Munnavalkottai is a village in the Needamangalam taluk of Thiruvarur district in the Indian state of Tamil Nadu.

==Geography==
Munnavalkottai has an elevation of 28 m. It is situated about 7 Kilometers West of Needamangalam, 19 Kilometers North of Mannargudi, 31 Kilometers South of Kumbakonam, 31 Kilometers East of Thanjavur and 36 Kilometers West of Tiruvarur.
Munnavalkottai is in the border of the Thiruvarur District and Thanjavur District and has a Branch Post office with Sub Post office in Kovilvenni.
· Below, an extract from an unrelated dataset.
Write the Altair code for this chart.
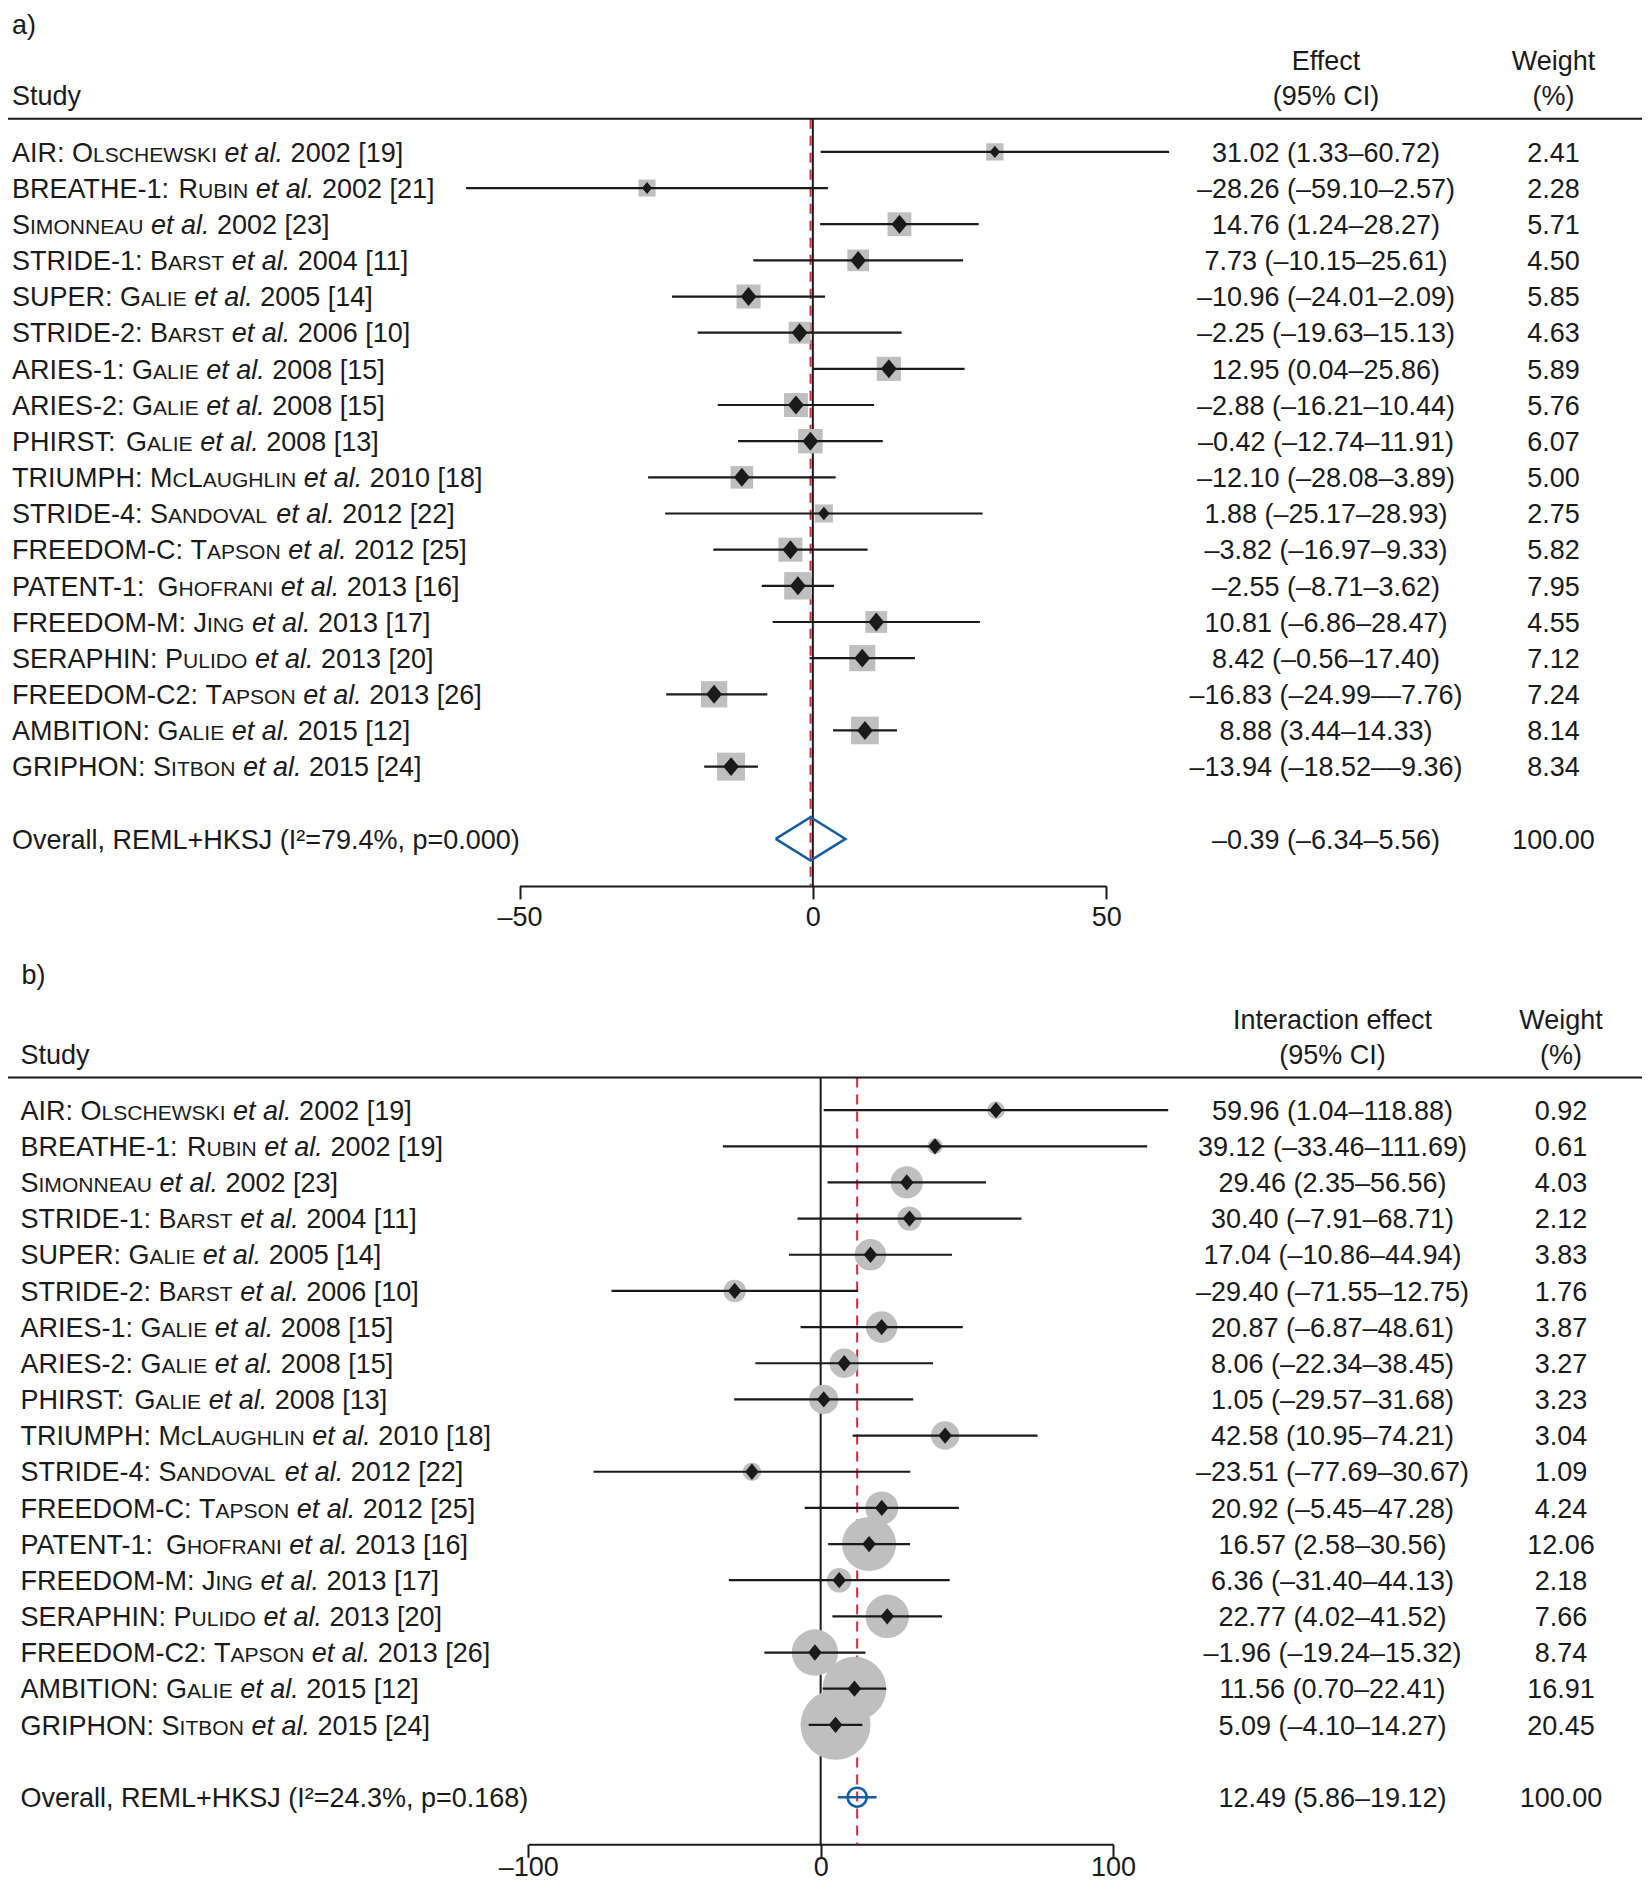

Munnavalkottai is surrounded by Koradacherry Taluk towards East, Ammapettai Taluk towards west, Kodavasal Taluk towards North, Mannargudi Taluk towards South.

==Demographics==
In the 2011 India census, Munnavalkottai had a population of 947. Males constituted 48% of the population and females 52%. Munnavalkottai had an average literacy rate of 72%: male literacy was 79%, and female literacy was 65%. In 2011 in Munnavalkottai, 10% of the population was under 6 years of age.

==Schools==
- Government Higher Secondary School, Munnavalkottai
- Government Elementary School, Munnavalkottai

==Temples==
- Kalahastheeswarar temple located right at the North gate of the Village.
- Olaikonda Ayyanar temple

==Politics==
Munnavalkottai belongs to Mannargudi (State Assembly Constituency) is part of Thanjavur (Lok Sabha constituency).